=== DATA BLOCK ===

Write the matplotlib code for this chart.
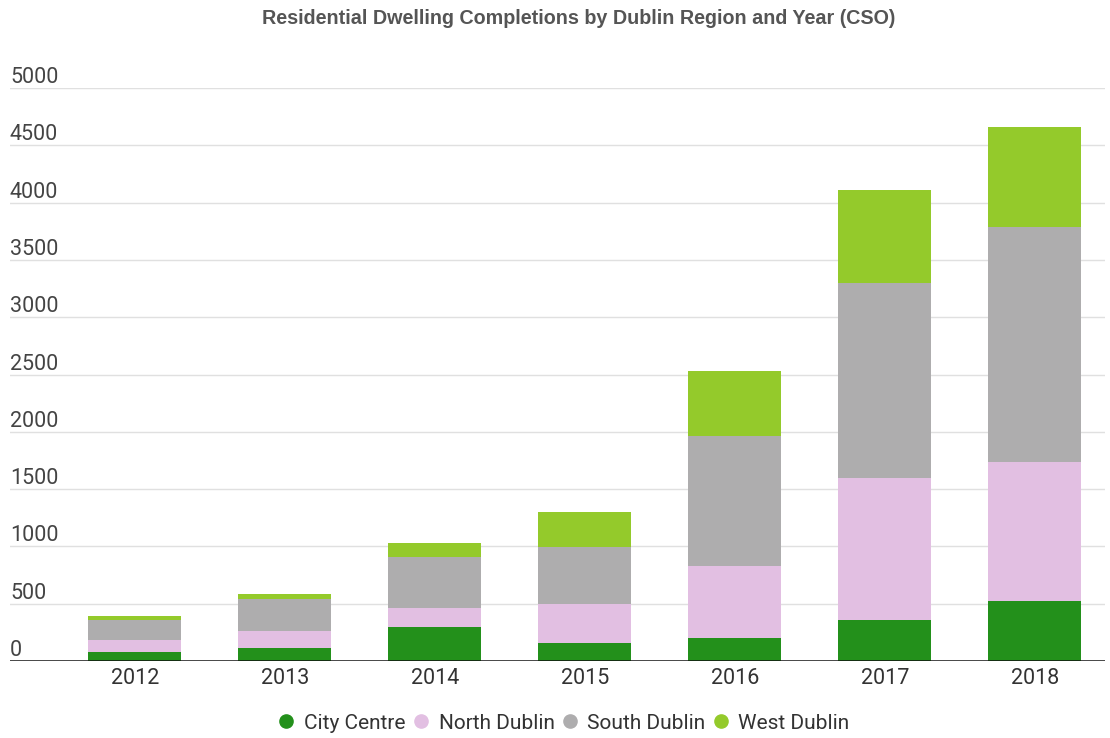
import matplotlib
matplotlib.use("Agg")
import matplotlib.pyplot as plt
from matplotlib.lines import Line2D
import matplotlib.transforms as mtransforms

years = ["2012", "2013", "2014", "2015", "2016", "2017", "2018"]
city_centre = [80, 113, 294, 154, 198, 358, 526]
north_dublin = [106, 146, 171, 341, 634, 1239, 1213]
south_dublin = [170, 282, 445, 502, 1131, 1704, 2046]
west_dublin = [35, 41, 122, 301, 570, 806, 872]
y_ticks = [0, 500, 1000, 1500, 2000, 2500, 3000, 3500, 4000, 4500, 5000]

series = [
    ("City Centre", city_centre, "#23901B"),
    ("North Dublin", north_dublin, "#E2BFE2"),
    ("South Dublin", south_dublin, "#AEADAE"),
    ("West Dublin", west_dublin, "#94CA2B"),
]

fig = plt.figure(figsize=(11.10, 7.38), dpi=100)
ax = fig.add_axes([10 / 1110, 77 / 738, 1095 / 1110, 573 / 738])

x = list(range(len(years)))
bottom = [0] * len(years)
for name, vals, col in series:
    ax.bar(x, vals, bottom=bottom, width=0.62, color=col, zorder=3, linewidth=0)
    bottom = [b + v for b, v in zip(bottom, vals)]

ax.set_xlim(-0.8333, 6.4667)
ax.set_ylim(0, 5000)
for s in ax.spines.values():
    s.set_visible(False)
ax.set_yticks([])
for t in y_ticks[1:]:
    ax.axhline(t, color="#e0e0e0", linewidth=1.0, zorder=1)
ax.axhline(0, color="#111111", linewidth=1.8, zorder=4)

trans = mtransforms.blended_transform_factory(ax.transAxes, ax.transData)
for t in y_ticks:
    ax.text(0.0, t, str(t), transform=trans, ha="left", va="bottom",
            fontsize=15.5, color="#444444", family="Roboto")
ax.set_xticks(x)
ax.set_xticklabels(years, fontsize=15.5, color="#333333", family="Roboto")
ax.tick_params(axis="x", length=0, pad=5)

fig.text(0.521, 0.975, "Residential Dwelling Completions by Dublin Region and Year (CSO)",
         ha="center", va="center", fontsize=14.2, fontweight="bold",
         color="#555555", family="Liberation Sans")

handles = [Line2D([0], [0], marker="o", linestyle="", markersize=9.5,
                  markerfacecolor=col, markeredgecolor=col, label=name)
           for name, vals, col in series]
leg = fig.legend(handles=handles, loc="center", bbox_to_anchor=(0.507, 0.02),
                 ncol=4, frameon=False, handletextpad=0.36, columnspacing=0.22,
                 handlelength=1.0, prop={"family": "Roboto", "size": 15})
for t in leg.get_texts():
    t.set_color("#333333")

fig.savefig("out.png", dpi=100, facecolor="white")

===

## REQUIREMENT
Your task is to pick out every line with the string "matplotlib" and copy it.

## SOLUTION
Write the matplotlib code for this chart.
import matplotlib
matplotlib.use("Agg")
import matplotlib.pyplot as plt
from matplotlib.lines import Line2D
import matplotlib.transforms as mtransforms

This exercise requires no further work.